Конечно, христианского мессианизма не существует. Мы верим, что Мессия уже пришел, но это был «Мессия навыворот» — распятый, Бог, который трансцендирует свою собственную трансценденцию для того, чтобы стать человеком и встретить нас даже во тьме своего отсутствия, тайно воскреснуть и вложить в муки покрытой пеплом и облитой кровью истории угольный жар, который удостоверяет Слово Израиля и дает ему силу всё воспламенить. Итак, если нет христианского мессианизма, то тогда должно быть пророчество, и оно уже есть. Ибо Царь пришел, но его оплевали, увенчали терновым венцом и в насмешку облекли в пурпур: Ecce homo — в этом сходном с рабом Царе все могут себя узнать. Царь пришел, но Его Царство ещё не установлено, даже если мы переживаем его в Слове, в евхаристии, в святости. Евреи — и мы должны быть им благодарны — усиленно напоминают нам о том, что оно ещё не наступило. Они призывают нас не только к личному спасению, но и к осмыслению совместной творческой эсхатологии, преображающей мироздание. Мы ожидаем второго Пришествия Мессии, они ожидают его Пришествия (правда, одна еврейская легенда рассказывает, что Мессия, подобно нищему в лохмотьях, уже тайно стоит у врат Рима…)26. Это делает неспокойным наше пребывание в уже и мешает нам услаждаться прекрасными песнопениями любви, когда мы забываем о справедливости — о ней настойчиво говорят пророки, она является основой абсолютной трансценденции. Думаю, что мы могли бы объединиться в этом полном ожидании. В нём для «освящения» всего встречаются «Имя», Союз-Завет — в том смысле, в каком его, например, трактует Андре Неер27 — и «богочеловечество» русских религиозных философов.

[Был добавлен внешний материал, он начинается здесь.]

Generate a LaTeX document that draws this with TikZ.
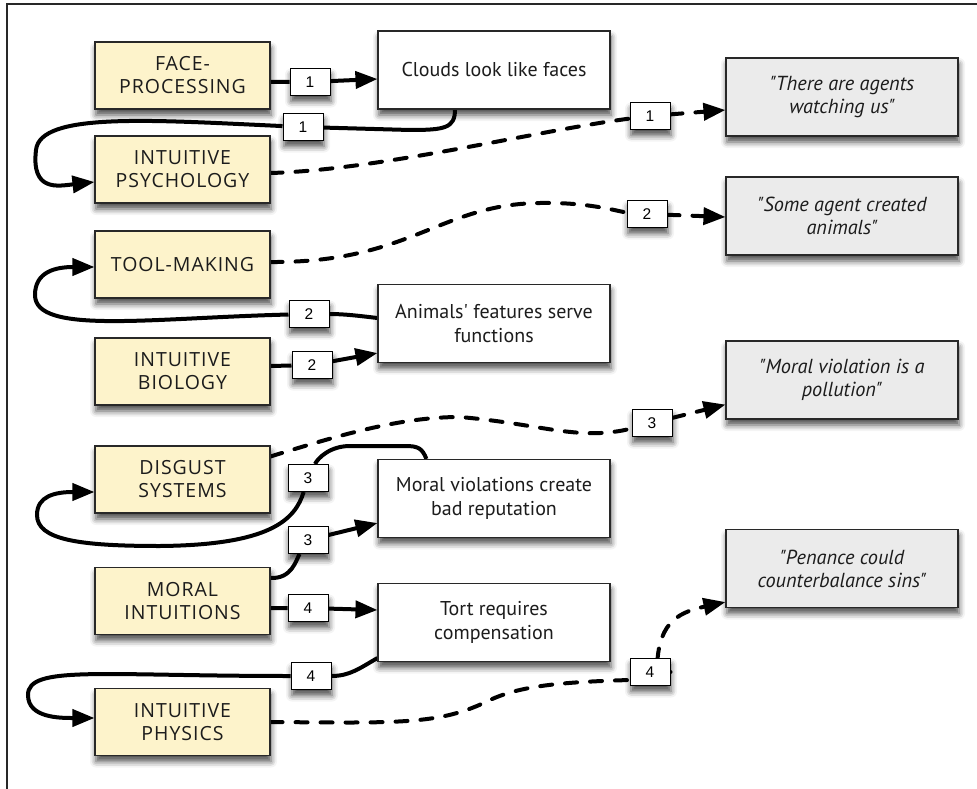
\documentclass[tikz,border=0pt]{standalone}
\usepackage{fontspec}
\setmainfont{PT Sans}[Ligatures=TeXOff]
\newfontfamily\capfont{Open Sans}[Ligatures=TeXOff,LetterSpace=5]
\newfontfamily\lblfont{Liberation Sans}
\usetikzlibrary{arrows.meta,shadows.blur}
\definecolor{yel}{RGB}{253,243,203}
\definecolor{gry}{RGB}{235,235,235}
\definecolor{edge}{RGB}{40,40,40}
\definecolor{ink}{RGB}{28,28,28}
\pgfdeclarelayer{bg}
\pgfsetlayers{bg,main}
\tikzset{
  shad/.style={blur shadow={shadow xshift=1pt, shadow yshift=-6pt, shadow blur radius=6pt, shadow opacity=70}},
  ybox/.style={shad, draw=edge, line width=1.1pt, fill=yel, minimum width=175pt, minimum height=67pt, align=center, inner sep=0pt, text=ink, font=\capfont\fontsize{19.5}{23}\selectfont},
  wbox/.style={shad, draw=edge, line width=1.1pt, fill=white, minimum width=232pt, minimum height=78pt, align=center, inner sep=0pt, text=ink, font=\fontsize{20}{24}\selectfont},
  gbox/.style={shad, draw=edge, line width=1.1pt, fill=gry, minimum width=232pt, minimum height=78pt, align=center, inner sep=0pt, text=ink, font=\fontsize{20.3}{23}\selectfont\itshape},
  lbl/.style={shad, draw=black, line width=1pt, fill=white, minimum width=40pt, minimum height=27pt, inner sep=0pt, font=\lblfont\fontsize{15.5}{15.5}\selectfont},
  conn/.style={line width=4pt, ->},
  dconn/.style={line width=4pt, ->, line cap=round, dash pattern=on 12pt off 13pt},
  frameline/.style={line width=1.5pt, draw=edge}
}
\begin{document}
\begin{tikzpicture}[x=1pt,y=-1pt,>={Triangle[length=22pt,width=17pt]}]
\useasboundingbox (0,0) rectangle (977,789);
\draw[frameline] (7,789) -- (7,4) -- (977,4);

% yellow boxes
\node[ybox] (fp) at (182.5,75.5) {FACE-\\PROCESSING};
\node[ybox] (ip) at (182.5,169.5) {INTUITIVE\\PSYCHOLOGY};
\node[ybox] (tm) at (182.5,264.5) {TOOL-MAKING};
\node[ybox] (ib) at (182.5,371.5) {INTUITIVE\\BIOLOGY};
\node[ybox] (ds) at (182.5,479.5) {DISGUST\\SYSTEMS};
\node[ybox] (mi) at (182.5,601) {MORAL\\INTUITIONS};
\node[ybox] (ph) at (182.5,722) {INTUITIVE\\PHYSICS};

% white boxes
\node[wbox] (clouds) at (494,70) {Clouds look like faces};
\node[wbox] (animals) at (494,323.5) {Animals' features serve\\functions};
\node[wbox] (moral) at (494,498.5) {Moral violations create\\bad reputation};
\node[wbox] (tort) at (494,622.5) {Tort requires\\compensation};

% grey boxes
\node[gbox] (agents) at (842,97) {"There are agents\\watching us"};
\node[gbox] (some) at (842,216) {"Some agent created\\animals"};
\node[gbox] (pollution) at (842,380) {"Moral violation is a\\pollution"};
\node[gbox] (penance) at (842,568.5) {"Penance could\\counterbalance sins"};

% labels
\node[lbl] (l1a) at (310,82) {1};
\node[lbl] (l1b) at (303,127) {1};
\node[lbl] (l1c) at (650,116) {1};
\node[lbl] (l2c) at (647,214) {2};
\node[lbl] (l2b) at (309,314) {2};
\node[lbl] (l2a) at (312,365) {2};
\node[lbl] (l3c) at (652,423) {3};
\node[lbl] (l3b) at (308,478) {3};
\node[lbl] (l3a) at (308,540) {3};
\node[lbl] (l4a) at (308,608) {4};
\node[lbl] (l4b) at (311,676) {4};
\node[lbl] (l4c) at (650,672) {4};

\begin{pgfonlayer}{bg}
% 1
\draw[conn] ([yshift=-6.5pt]fp.east) -- (l1a) -- ([yshift=-9pt]clouds.west);
\draw[conn] ([xshift=-39pt]clouds.south) .. controls (455,128) and (445,130) .. (410,130) -- (l1b)
  .. controls (150,120) and (40,112) .. (36,150) .. controls (31,192) and (58,186) .. ([yshift=-12.5pt]ip.west);
\draw[dconn] ([yshift=-3.5pt]ip.east) .. controls (380,170) and (540,130) .. (l1c) -- ([yshift=-13pt]agents.west);
% 2
\draw[dconn] ([yshift=2.5pt]tm.east) .. controls (410,263) and (440,204) .. (540,203) .. controls (590,202) and (620,212) .. (l2c) -- ([yshift=-1pt]some.west);
\draw[conn] ([yshift=5.5pt]animals.west) .. controls (360,316) and (345,314) .. (l2b)
  .. controls (150,318) and (35,335) .. (35,295) .. controls (35,272) and (55,267) .. ([yshift=-2.5pt]tm.west);
\draw[conn] ([yshift=5.5pt]ib.east) -- (l2a) -- ([yshift=10pt]animals.south west);
% 3
\draw[dconn] ([yshift=-11pt]ds.north east) .. controls (340,435) and (400,417) .. (460,417) .. controls (540,424) and (575,440) .. (625,430) -- (l3c) -- ([yshift=15pt]pollution.south west);
\draw[conn] ([xshift=49pt]moral.north west) .. controls (422,448) and (418,446) .. (405,446) -- (350,446)
  .. controls (330,446) and (318,458) .. (l3b) .. controls (295,520) and (270,545) .. (160,546)
  .. controls (80,546) and (37,540) .. (37,515) .. controls (37,496) and (55,492) .. ([yshift=-12.5pt]ds.west);
\draw[conn] ([yshift=-11pt]mi.north east) .. controls (292,579) and (296,560) .. (l3a) -- ([yshift=15pt]moral.south west);
% 4
\draw[conn] ([yshift=-7pt]mi.east) -- (l4a) -- ([yshift=12.5pt]tort.west);
\draw[conn] ([yshift=4pt]tort.south west) .. controls (360,668) and (350,676) .. (l4b)
  .. controls (100,676) and (28,665) .. (28,695) .. controls (28,718) and (60,718) .. ([yshift=4pt]ph.west);
\draw[dconn] (ph.east) .. controls (400,723) and (440,725) .. (490,700) .. controls (520,686) and (560,682) .. (630,680) -- (l4c)
  -- ([xshift=7pt]l4c.center) .. controls (657,625) and (675,613) .. ([yshift=6pt]penance.south west);
\end{pgfonlayer}
\end{tikzpicture}
\end{document}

Темпоральность Бога намного сложнее, чем нам это представляется. В ней меньше последовательности событий, чем их скрещения (да будет мне позволено столь широкое символическое толкование креста). Первый Союз-Завет не завершен, он продолжает нас «нести». Ибо мы, по словам святого Павла, не кто иные, как «дички», привитые к стволу еврейской маслины: «Не ты корень носишь, но корень тебя» (Рим. 11:18). Стóит ли в языческих философиях, за исключением философских систем эпохи относительной евангелизации (как в философии Индии, которая завтра сменит греческую), искать необходимые для выражения Откровения сомнительные средства, будь то античный эллинизм или вчерашняя и современная Германия?.. Уже Отцы Церкви порвали с греческим мировоззрением, чтобы открыть путь к незыблемости личности, к единству человека в его «сердце», к тому божественному порыву — о чем так прекрасно говорит Клод Виже28, который едва ли вмещался в «естественные» понятия. Нам предстоит продолжить этот процесс, насыщаясь больше чем когда-либо от несущего нас корня. Однако «сок маслины» поступает к нам не только от наших корней. Сегодня он доходит до нас напрямую. Всегда живой и живительный, он перед нашими глазами, в народе первого Союза-Завета.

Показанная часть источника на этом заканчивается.